[Records with drawing code]
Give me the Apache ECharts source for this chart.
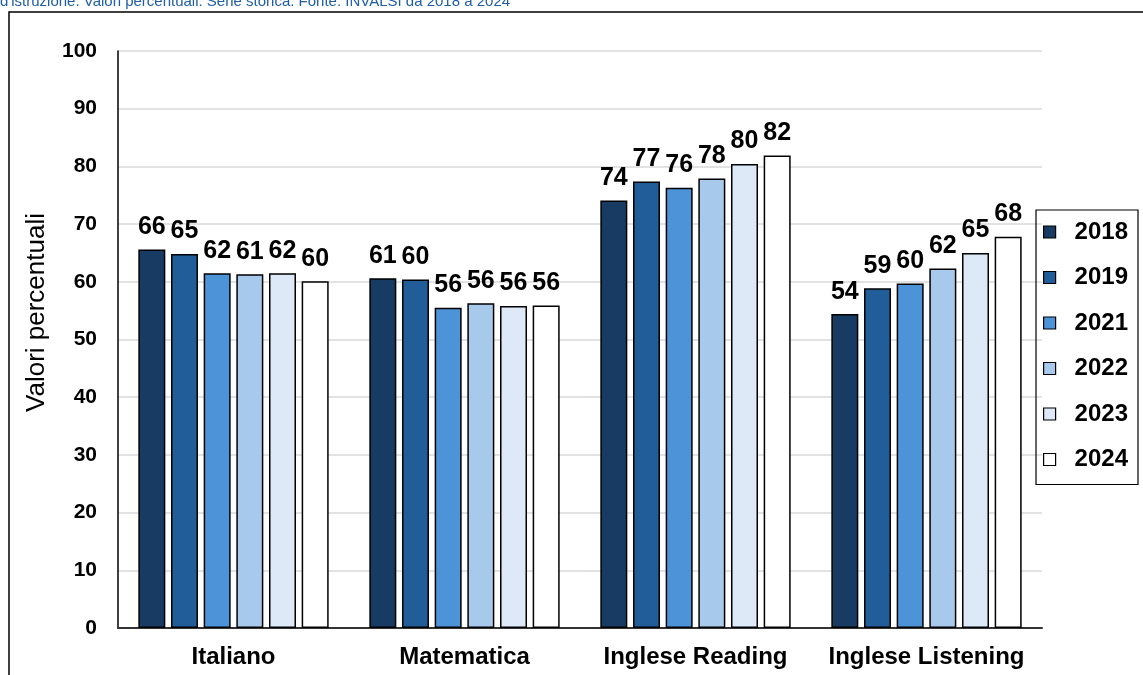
<!DOCTYPE html>
<html><head><meta charset="utf-8">
<script src="https://cdn.jsdelivr.net/npm/echarts@6/dist/echarts.min.js"></script>
<style>html,body{margin:0;padding:0;background:#fff}#c{width:1143px;height:675px}</style>
</head><body><div id="c"></div>
<script>
const categories = ['Italiano', 'Matematica', 'Inglese Reading', 'Inglese Listening'];
const years = ['2018', '2019', '2021', '2022', '2023', '2024'];
const v2018 = [65.6, 60.6, 74.1, 54.4];
const v2019 = [64.8, 60.4, 77.4, 58.9];
const v2021 = [61.5, 55.5, 76.3, 59.7];
const v2022 = [61.3, 56.3, 77.9, 62.3];
const v2023 = [61.5, 55.8, 80.4, 65.0];
const v2024 = [60.1, 55.9, 81.9, 67.8];
const yTicks = [0, 10, 20, 30, 40, 50, 60, 70, 80, 90, 100];
const titleText = "d'istruzione. Valori percentuali. Serie storica. Fonte: INVALSI da 2018 a 2024";
const yName = 'Valori percentuali';

const values = [v2018, v2019, v2021, v2022, v2023, v2024];
const colors = ['#173b63', '#215d98', '#4c93d8', '#a7caec', '#dde9f6', '#ffffff'];
const font = "'Liberation Sans', Arial, sans-serif";

const chart = echarts.init(document.getElementById('c'));
chart.setOption({
  animation: false,
  backgroundColor: '#fff',
  graphic: [
    { type: 'rect', shape: { x: 9, y: 12, width: 1200, height: 700 }, style: { fill: 'none', stroke: '#000', lineWidth: 1.5 }, z: 0 },
    { type: 'text', left: 0, top: -6, style: { text: titleText, fill: '#1f5ea6', font: '15px ' + font } }
  ],
  grid: { left: 118, right: 101, top: 51, bottom: 47, containLabel: false },
  legend: {
    orient: 'vertical', right: 5, top: 210,
    data: years,
    itemWidth: 12, itemHeight: 12, itemGap: 21.5,
    icon: 'rect',
    borderColor: '#000', borderWidth: 1.2, padding: [10, 10, 13, 7],
    textStyle: { fontSize: 24, fontWeight: 'bold', color: '#000', fontFamily: font, padding: [0, 0, 0, 14] },
    itemStyle: { borderColor: '#000', borderWidth: 1.2 }
  },
  xAxis: {
    type: 'category', data: categories,
    axisLine: { lineStyle: { color: '#333', width: 2 } },
    axisTick: { show: false },
    axisLabel: { interval: 0, fontSize: 24, fontWeight: 'bold', color: '#000', fontFamily: font, margin: 17 }
  },
  yAxis: {
    type: 'value', min: 0, max: 100, interval: 10,
    name: yName, nameLocation: 'middle', nameGap: 68,
    nameTextStyle: { fontSize: 26, color: '#000', fontFamily: font, padding: [0, 0, 0, 54] },
    axisLine: { show: true, lineStyle: { color: '#000', width: 1.5 } },
    axisTick: { show: false },
    axisLabel: { fontSize: 21, fontWeight: 'bold', color: '#000', fontFamily: font, margin: 21,
      formatter: v => yTicks.includes(v) ? String(v) : '' },
    splitLine: { lineStyle: { color: '#d9d9d9', width: 1.5 } }
  },
  series: years.map((y, i) => ({
    name: y, type: 'bar', data: values[i],
    barWidth: 27, barGap: '21%',
    itemStyle: { color: colors[i], borderColor: '#000', borderWidth: 1.5 },
    label: { show: true, position: 'top', distance: 10, fontSize: 25, fontWeight: 'bold', color: '#000', fontFamily: font,
      formatter: p => Math.round(p.value) }
  }))
});
</script></body></html>
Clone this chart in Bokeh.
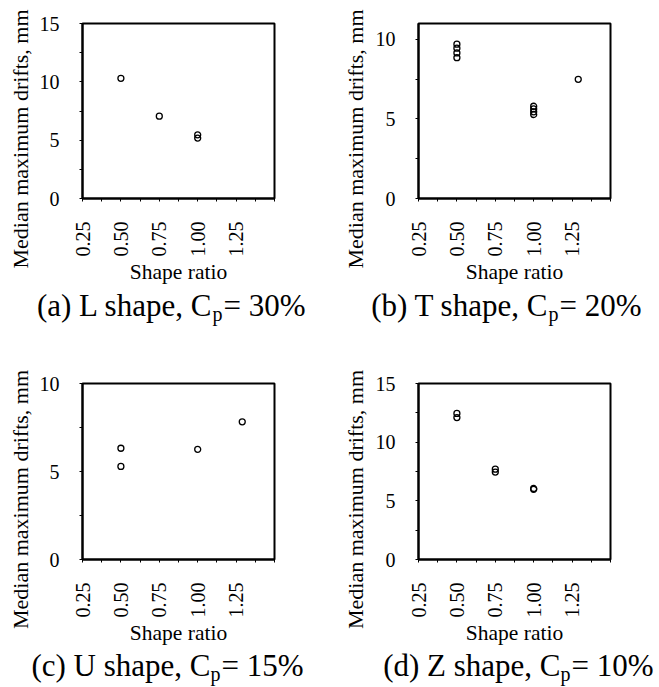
from math import pi
from bokeh.plotting import figure
from bokeh.models import Range1d, FixedTicker, ColumnDataSource
from bokeh.core.properties import value
from bokeh.layouts import column, row
from bokeh.embed import file_html
from bokeh.resources import INLINE

# ---------------- data ----------------
x_ticks = [0.25, 0.50, 0.75, 1.00, 1.25]
x_tick_labels = ["0.25", "0.50", "0.75", "1.00", "1.25"]
x_minor = [0.375, 0.625, 0.875, 1.125, 1.375, 1.5]
x_min, x_max = 0.25, 1.5

ratio_a = [0.5, 0.75, 1.0, 1.0]
drift_a = [10.3, 7.06, 5.46, 5.18]

ratio_b = [0.5, 0.5, 0.5, 0.5, 1.0, 1.0, 1.0, 1.0, 1.29]
drift_b = [9.7, 9.45, 9.15, 8.85, 5.8, 5.63, 5.45, 5.28, 7.49]

ratio_c = [0.5, 0.5, 1.0, 1.29]
drift_c = [6.32, 5.29, 6.26, 7.82]

ratio_d = [0.5, 0.5, 0.75, 0.75, 1.0, 1.0]
drift_d = [12.45, 12.1, 7.7, 7.45, 6.05, 5.98]

y_ticks_15 = [0, 5, 10, 15]
y_minor_15 = [2.5, 7.5, 12.5]
y_ticks_10 = [0, 5, 10]
y_minor_10 = [2.5, 7.5]

x_label = "Shape ratio"
y_label = "Median maximum drifts, mm"

title_main = ["(a) L shape, C", "(b) T shape, C", "(c) U shape, C", "(d) Z shape, C"]
title_sub = ["p", "p", "p", "p"]
title_tail = ["= 30%", "= 20%", "= 15%", "= 10%"]

FONT = "Liberation Serif"
W = 659


def panel(xs, ys, y_end, y_ticks, y_minor, width, height, bl, br, bt, bb):
    p = figure(width=width, height=height, output_backend="svg",
               toolbar_location=None, tools="",
               x_range=Range1d(x_min, x_max), y_range=Range1d(0, y_end),
               min_border_left=bl, min_border_right=br,
               min_border_top=bt, min_border_bottom=bb)
    p.frame_align = False
    p.background_fill_color = "white"
    p.border_fill_color = "white"
    p.outline_line_color = "black"
    p.outline_line_width = 2
    p.outline_line_alpha = 1
    p.xgrid.visible = False
    p.ygrid.visible = False

    src = ColumnDataSource(dict(x=xs, y=ys))
    p.scatter("x", "y", source=src, marker="circle", size=6,
              fill_alpha=0, line_color="black", line_width=1.3)

    xa = p.xaxis[0]
    xa.ticker = FixedTicker(ticks=x_ticks, minor_ticks=x_minor)
    xa.major_label_overrides = {t: s for t, s in zip(x_ticks, x_tick_labels)}
    xa.major_label_orientation = pi / 2
    ya = p.yaxis[0]
    ya.ticker = FixedTicker(ticks=y_ticks, minor_ticks=y_minor)
    for ax in (xa, ya):
        ax.axis_line_color = "black"
        ax.axis_line_width = 2
        ax.major_tick_in = 0
        ax.major_tick_out = 3
        ax.minor_tick_in = 0
        ax.minor_tick_out = 3
        ax.major_tick_line_color = "black"
        ax.minor_tick_line_color = "black"
        ax.major_label_text_font = FONT
        ax.major_label_text_font_size = "20px"
        ax.major_label_text_color = "black"
    xa.major_label_standoff = 20
    ya.major_label_standoff = 20
    xa.axis_label = x_label
    xa.axis_label_text_font = FONT
    xa.axis_label_text_font_size = "21.5px"
    xa.axis_label_text_font_style = "normal"
    xa.axis_label_text_color = "black"
    xa.axis_label_standoff = 0
    return p


def text_fig(width, height):
    f = figure(width=width, height=height, output_backend="svg",
               toolbar_location=None, tools="",
               x_range=Range1d(0, width), y_range=Range1d(height, 0),
               x_axis_location=None, y_axis_location=None,
               min_border=0)
    f.frame_align = False
    f.grid.visible = False
    f.outline_line_color = None
    f.background_fill_color = "white"
    f.border_fill_color = "white"
    return f


def ylabel_fig(width, height, bx, cy):
    f = text_fig(width, height)
    f.text(x=[bx], y=[cy], text=[y_label], angle=pi / 2,
           text_align="center", text_baseline="alphabetic",
           text_font=value(FONT), text_font_size=value("22px"),
           text_color="black")
    return f


def title_fig(height, anchors, base, idx):
    f = text_fig(W, height)
    mains = [title_main[i] for i in idx]
    subs = [title_sub[i] for i in idx]
    tails = [title_tail[i] for i in idx]
    n = len(idx)
    f.text(x=anchors, y=[base] * n, text=mains, text_align="right",
           text_baseline="alphabetic", text_font=value(FONT),
           text_font_size=value("31px"), text_color="black")
    f.text(x=anchors, y=[base + 8] * n, text=subs, text_align="left",
           text_baseline="alphabetic", text_font=value(FONT),
           text_font_size=value("20px"), text_color="black")
    f.text(x=[a + 11 for a in anchors], y=[base] * n, text=tails,
           text_align="left", text_baseline="alphabetic",
           text_font=value(FONT), text_font_size=value("31px"),
           text_color="black")
    return f


# row 1 : panels (a) and (b)
H1 = 288
yl_a = ylabel_fig(36, H1, 19.5, 138.5)
pa = panel(ratio_a, drift_a, 15, y_ticks_15, y_minor_15, 294, H1, 41, 56, 23, 90)
yl_b = ylabel_fig(42, H1, 24.5, 138.5)
pb = panel(ratio_b, drift_b, 11, y_ticks_10, y_minor_10, 287, H1, 41, 49, 23, 90)

# row 2 : titles (a), (b)
t1 = title_fig(52, [212, 548], 17.2, [0, 1])

# row 3 : panels (c) and (d)
H3 = 308
yl_c = ylabel_fig(36, H3, 19.5, 159)
pc = panel(ratio_c, drift_c, 10, y_ticks_10, y_minor_10, 294, H3, 41, 56, 43, 89)
yl_d = ylabel_fig(42, H3, 24.5, 159)
pd = panel(ratio_d, drift_d, 15, y_ticks_15, y_minor_15, 287, H3, 41, 49, 43, 89)

# row 4 : titles (c), (d)
t2 = title_fig(39, [210, 560], 17.2, [2, 3])

layout = column(row(yl_a, pa, yl_b, pb), t1, row(yl_c, pc, yl_d, pd), t2)
open("out.html", "w").write(file_html(layout, INLINE))
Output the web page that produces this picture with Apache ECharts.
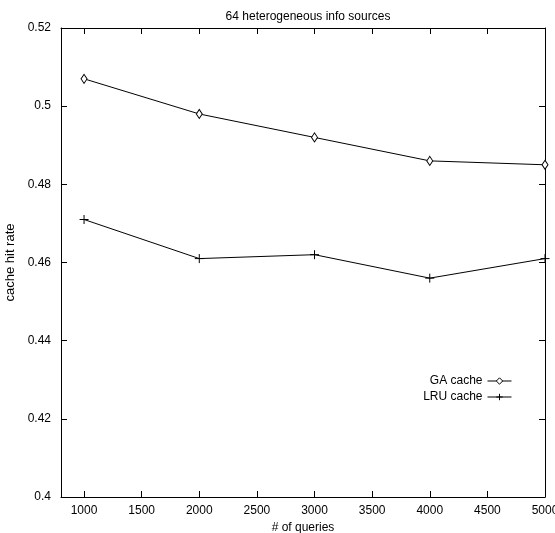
<!DOCTYPE html>
<html><head><meta charset="utf-8">
<script src="https://cdn.jsdelivr.net/npm/echarts@6/dist/echarts.min.js"></script>
<style>html,body{margin:0;padding:0;background:#fff}#c{width:555px;height:533px}</style>
</head><body><div id="c"></div>
<script>
const queries = [1000, 2000, 3000, 4000, 5000];
const gaCache = [0.507, 0.498, 0.492, 0.486, 0.485];
const lruCache = [0.471, 0.461, 0.462, 0.456, 0.461];
const xTicks = [1000, 1500, 2000, 2500, 3000, 3500, 4000, 4500, 5000];

const font = 'Liberation Sans, Arial, Helvetica, sans-serif';
const chart = echarts.init(document.getElementById('c'), null, {renderer: 'canvas'});
const plusPath = 'path://M0,5L10,5M5,0L5,10';
const xAxisBase = {
  type: 'value', min: 800, max: 5000,
  axisLine: {show: true, lineStyle: {color: '#000', width: 1}},
  splitLine: {show: false},
};
const yAxisBase = {
  type: 'value', min: 0.4, max: 0.52, interval: 0.02,
  axisLine: {show: true, lineStyle: {color: '#000', width: 1}},
  splitLine: {show: false},
};
chart.setOption({
  animation: false,
  backgroundColor: '#fff',
  title: {
    text: '64 heterogeneous info sources', left: 303, textAlign: 'center', top: 6,
    textStyle: {fontFamily: font, fontSize: 12, fontWeight: 'normal', color: '#000'}
  },
  grid: {left: 61, right: 10, top: 28, bottom: 36, containLabel: false, outerBoundsMode: 'none'},
  legend: {
    orient: 'vertical', right: 43, top: 375, align: 'right', padding: 0,
    itemWidth: 24, itemHeight: 8, itemGap: 4,
    lineStyle: {width: 1},
    itemStyle: {borderWidth: 1},
    textStyle: {fontFamily: font, fontSize: 12, color: '#000', padding: [0, 0, 0, 0]},
    data: ['GA cache', 'LRU cache']
  },
  xAxis: [
    Object.assign({}, xAxisBase, {
      position: 'bottom',
      name: '# of queries', nameLocation: 'middle', nameGap: 22,
      nameTextStyle: {fontFamily: font, fontSize: 12, color: '#000'},
      axisTick: {show: true, inside: true, length: 6, customValues: xTicks, lineStyle: {color: '#000'}},
      axisLabel: {show: true, customValues: xTicks, formatter: v => String(v), fontFamily: font, fontSize: 12, color: '#000', margin: 8},
    }),
    Object.assign({}, xAxisBase, {
      position: 'top',
      axisTick: {show: true, inside: true, length: 6, customValues: xTicks, lineStyle: {color: '#000'}},
      axisLabel: {show: false},
    })
  ],
  yAxis: [
    Object.assign({}, yAxisBase, {
      position: 'left',
      name: 'cache hit rate', nameLocation: 'middle', nameGap: 42, nameRotate: 90,
      nameTextStyle: {fontFamily: font, fontSize: 13, color: '#000'},
      axisTick: {show: true, inside: true, length: 6, lineStyle: {color: '#000'}},
      axisLabel: {fontFamily: font, fontSize: 12, color: '#000', margin: 10},
    }),
    Object.assign({}, yAxisBase, {
      position: 'right',
      axisTick: {show: true, inside: true, length: 6, lineStyle: {color: '#000'}},
      axisLabel: {show: false},
    })
  ],
  series: [
    {
      name: 'GA cache', type: 'line',
      data: queries.map((q, i) => [q, gaCache[i]]),
      symbol: 'diamond', symbolSize: [6, 9],
      lineStyle: {color: '#000', width: 1},
      itemStyle: {color: '#fff', borderColor: '#000', borderWidth: 1},
    },
    {
      name: 'LRU cache', type: 'line',
      data: queries.map((q, i) => [q, lruCache[i]]),
      symbol: plusPath, symbolSize: 9,
      lineStyle: {color: '#000', width: 1},
      itemStyle: {color: 'none', borderColor: '#000', borderWidth: 1},
    }
  ]
});
</script></body></html>
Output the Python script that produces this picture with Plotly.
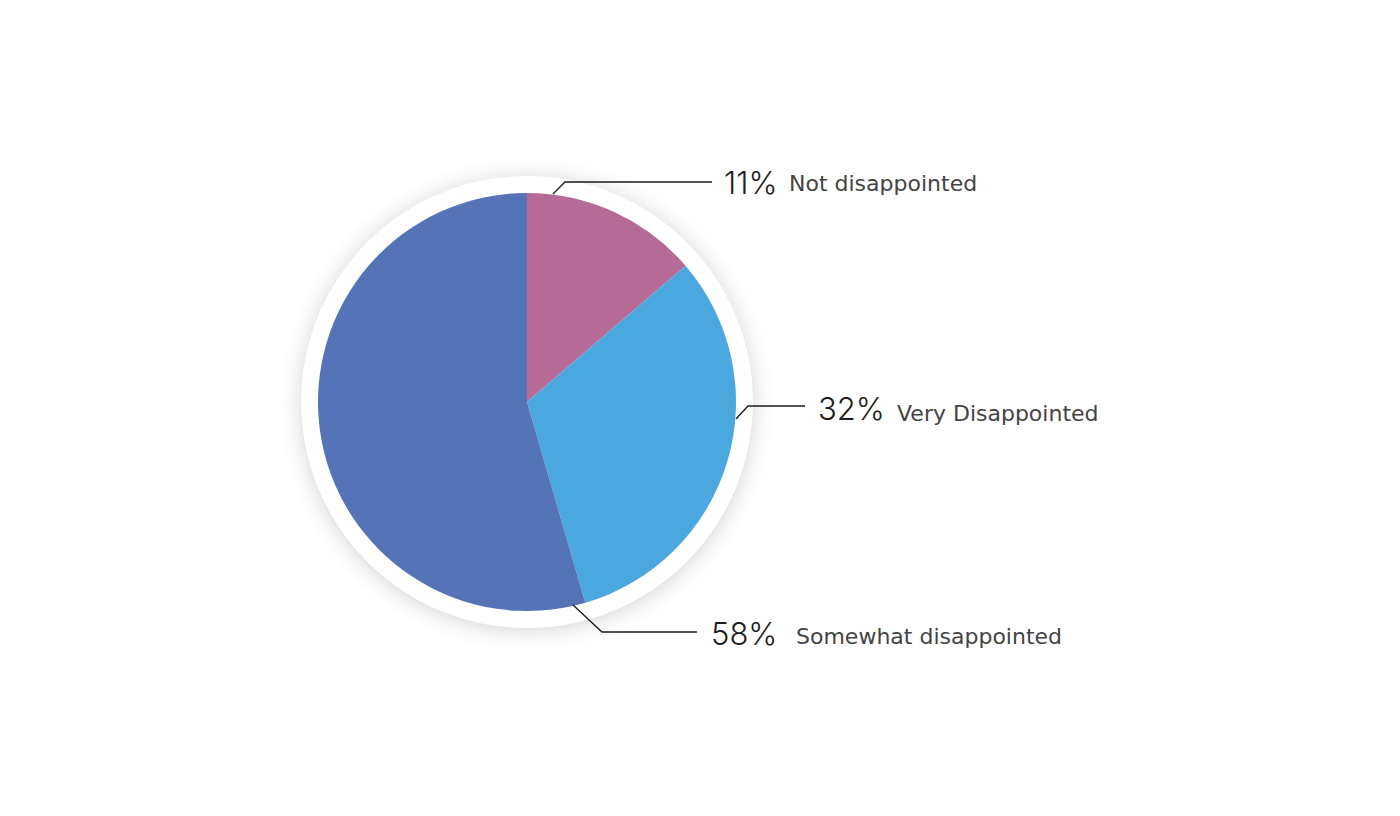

#### Task instructions
Make an exact copy of the lines from the top of the material through the line with "const yName = 'Valori percentuali';", pictures excluded.

#### Solution to this exercise
Give me the Apache ECharts source for this chart.
<!DOCTYPE html>
<html><head><meta charset="utf-8">
<script src="https://cdn.jsdelivr.net/npm/echarts@6/dist/echarts.min.js"></script>
<style>html,body{margin:0;padding:0;background:#fff}#c{width:1143px;height:675px}</style>
</head><body><div id="c"></div>
<script>
const categories = ['Italiano', 'Matematica', 'Inglese Reading', 'Inglese Listening'];
const years = ['2018', '2019', '2021', '2022', '2023', '2024'];
const v2018 = [65.6, 60.6, 74.1, 54.4];
const v2019 = [64.8, 60.4, 77.4, 58.9];
const v2021 = [61.5, 55.5, 76.3, 59.7];
const v2022 = [61.3, 56.3, 77.9, 62.3];
const v2023 = [61.5, 55.8, 80.4, 65.0];
const v2024 = [60.1, 55.9, 81.9, 67.8];
const yTicks = [0, 10, 20, 30, 40, 50, 60, 70, 80, 90, 100];
const titleText = "d'istruzione. Valori percentuali. Serie storica. Fonte: INVALSI da 2018 a 2024";
const yName = 'Valori percentuali';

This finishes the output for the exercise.